Aim of the exercise. Transcribe the whole listing without a single picture.

Material.
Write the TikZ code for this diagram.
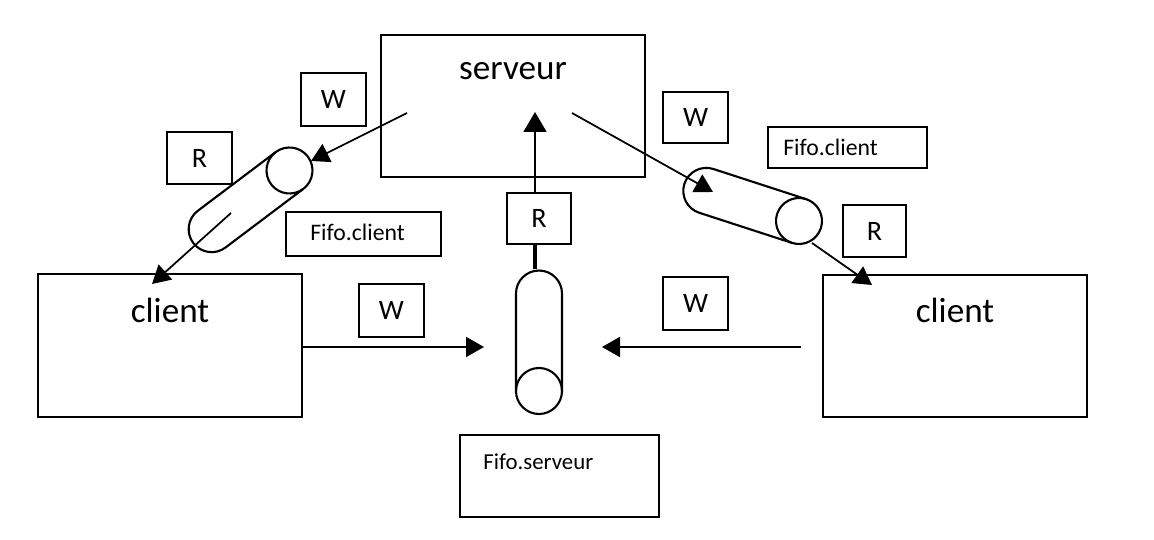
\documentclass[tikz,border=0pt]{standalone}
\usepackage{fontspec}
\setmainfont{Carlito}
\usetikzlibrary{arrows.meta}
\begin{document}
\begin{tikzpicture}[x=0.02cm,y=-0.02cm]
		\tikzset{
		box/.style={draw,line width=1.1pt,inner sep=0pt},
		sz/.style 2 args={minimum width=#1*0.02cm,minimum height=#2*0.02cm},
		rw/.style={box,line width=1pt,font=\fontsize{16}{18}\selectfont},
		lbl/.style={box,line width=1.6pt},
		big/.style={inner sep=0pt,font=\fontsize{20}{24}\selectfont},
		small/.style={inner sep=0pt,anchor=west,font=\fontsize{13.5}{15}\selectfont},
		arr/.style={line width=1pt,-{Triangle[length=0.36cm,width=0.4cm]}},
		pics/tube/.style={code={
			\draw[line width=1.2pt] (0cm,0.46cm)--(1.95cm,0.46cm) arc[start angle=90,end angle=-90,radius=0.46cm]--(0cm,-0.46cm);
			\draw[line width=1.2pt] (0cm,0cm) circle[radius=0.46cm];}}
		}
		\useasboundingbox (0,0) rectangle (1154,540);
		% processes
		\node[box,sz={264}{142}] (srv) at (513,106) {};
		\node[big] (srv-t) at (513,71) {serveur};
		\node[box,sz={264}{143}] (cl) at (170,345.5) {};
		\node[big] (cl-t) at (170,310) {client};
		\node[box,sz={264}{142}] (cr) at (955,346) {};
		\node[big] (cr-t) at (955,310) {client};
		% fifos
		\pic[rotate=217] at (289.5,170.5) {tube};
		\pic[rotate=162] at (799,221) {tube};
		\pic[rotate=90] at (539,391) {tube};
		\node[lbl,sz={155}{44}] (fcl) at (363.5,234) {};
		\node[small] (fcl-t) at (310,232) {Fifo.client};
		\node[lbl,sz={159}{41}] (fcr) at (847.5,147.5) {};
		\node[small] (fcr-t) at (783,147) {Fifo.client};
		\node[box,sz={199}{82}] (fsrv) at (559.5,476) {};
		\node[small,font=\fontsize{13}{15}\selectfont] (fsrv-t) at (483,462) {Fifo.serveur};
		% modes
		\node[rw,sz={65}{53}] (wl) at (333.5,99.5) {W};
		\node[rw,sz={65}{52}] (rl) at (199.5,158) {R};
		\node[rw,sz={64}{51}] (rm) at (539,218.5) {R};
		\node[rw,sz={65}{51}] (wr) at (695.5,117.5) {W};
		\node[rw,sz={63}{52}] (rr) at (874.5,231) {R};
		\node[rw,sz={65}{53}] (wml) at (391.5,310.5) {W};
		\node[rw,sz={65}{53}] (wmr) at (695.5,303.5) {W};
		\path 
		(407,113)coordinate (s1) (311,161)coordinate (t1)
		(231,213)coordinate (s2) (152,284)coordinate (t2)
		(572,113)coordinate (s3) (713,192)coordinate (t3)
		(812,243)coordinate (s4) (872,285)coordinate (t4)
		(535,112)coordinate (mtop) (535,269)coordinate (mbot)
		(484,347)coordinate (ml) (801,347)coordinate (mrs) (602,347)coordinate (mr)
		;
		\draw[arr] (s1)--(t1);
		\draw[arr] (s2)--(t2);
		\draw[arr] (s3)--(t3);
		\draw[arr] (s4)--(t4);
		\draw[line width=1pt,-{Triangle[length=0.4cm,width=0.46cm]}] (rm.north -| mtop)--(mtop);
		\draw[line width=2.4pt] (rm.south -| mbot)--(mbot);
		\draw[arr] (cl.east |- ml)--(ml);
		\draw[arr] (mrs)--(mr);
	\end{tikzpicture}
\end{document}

Exercise response.
Write the TikZ code for this diagram.
\documentclass[tikz,border=0pt]{standalone}
\usepackage{fontspec}
\setmainfont{Carlito}
\usetikzlibrary{arrows.meta}
\begin{document}
\begin{tikzpicture}[x=0.02cm,y=-0.02cm]
		\tikzset{
		box/.style={draw,line width=1.1pt,inner sep=0pt},
		sz/.style 2 args={minimum width=#1*0.02cm,minimum height=#2*0.02cm},
		rw/.style={box,line width=1pt,font=\fontsize{16}{18}\selectfont},
		lbl/.style={box,line width=1.6pt},
		big/.style={inner sep=0pt,font=\fontsize{20}{24}\selectfont},
		small/.style={inner sep=0pt,anchor=west,font=\fontsize{13.5}{15}\selectfont},
		arr/.style={line width=1pt,-{Triangle[length=0.36cm,width=0.4cm]}},
		pics/tube/.style={code={
			\draw[line width=1.2pt] (0cm,0.46cm)--(1.95cm,0.46cm) arc[start angle=90,end angle=-90,radius=0.46cm]--(0cm,-0.46cm);
			\draw[line width=1.2pt] (0cm,0cm) circle[radius=0.46cm];}}
		}
		\useasboundingbox (0,0) rectangle (1154,540);
		% processes
		\node[box,sz={264}{142}] (srv) at (513,106) {};
		\node[big] (srv-t) at (513,71) {serveur};
		\node[box,sz={264}{143}] (cl) at (170,345.5) {};
		\node[big] (cl-t) at (170,310) {client};
		\node[box,sz={264}{142}] (cr) at (955,346) {};
		\node[big] (cr-t) at (955,310) {client};
		% fifos
		\pic[rotate=217] at (289.5,170.5) {tube};
		\pic[rotate=162] at (799,221) {tube};
		\pic[rotate=90] at (539,391) {tube};
		\node[lbl,sz={155}{44}] (fcl) at (363.5,234) {};
		\node[small] (fcl-t) at (310,232) {Fifo.client};
		\node[lbl,sz={159}{41}] (fcr) at (847.5,147.5) {};
		\node[small] (fcr-t) at (783,147) {Fifo.client};
		\node[box,sz={199}{82}] (fsrv) at (559.5,476) {};
		\node[small,font=\fontsize{13}{15}\selectfont] (fsrv-t) at (483,462) {Fifo.serveur};
		% modes
		\node[rw,sz={65}{53}] (wl) at (333.5,99.5) {W};
		\node[rw,sz={65}{52}] (rl) at (199.5,158) {R};
		\node[rw,sz={64}{51}] (rm) at (539,218.5) {R};
		\node[rw,sz={65}{51}] (wr) at (695.5,117.5) {W};
		\node[rw,sz={63}{52}] (rr) at (874.5,231) {R};
		\node[rw,sz={65}{53}] (wml) at (391.5,310.5) {W};
		\node[rw,sz={65}{53}] (wmr) at (695.5,303.5) {W};
		\path 
		(407,113)coordinate (s1) (311,161)coordinate (t1)
		(231,213)coordinate (s2) (152,284)coordinate (t2)
		(572,113)coordinate (s3) (713,192)coordinate (t3)
		(812,243)coordinate (s4) (872,285)coordinate (t4)
		(535,112)coordinate (mtop) (535,269)coordinate (mbot)
		(484,347)coordinate (ml) (801,347)coordinate (mrs) (602,347)coordinate (mr)
		;
		\draw[arr] (s1)--(t1);
		\draw[arr] (s2)--(t2);
		\draw[arr] (s3)--(t3);
		\draw[arr] (s4)--(t4);
		\draw[line width=1pt,-{Triangle[length=0.4cm,width=0.46cm]}] (rm.north -| mtop)--(mtop);
		\draw[line width=2.4pt] (rm.south -| mbot)--(mbot);
		\draw[arr] (cl.east |- ml)--(ml);
		\draw[arr] (mrs)--(mr);
	\end{tikzpicture}
\end{document}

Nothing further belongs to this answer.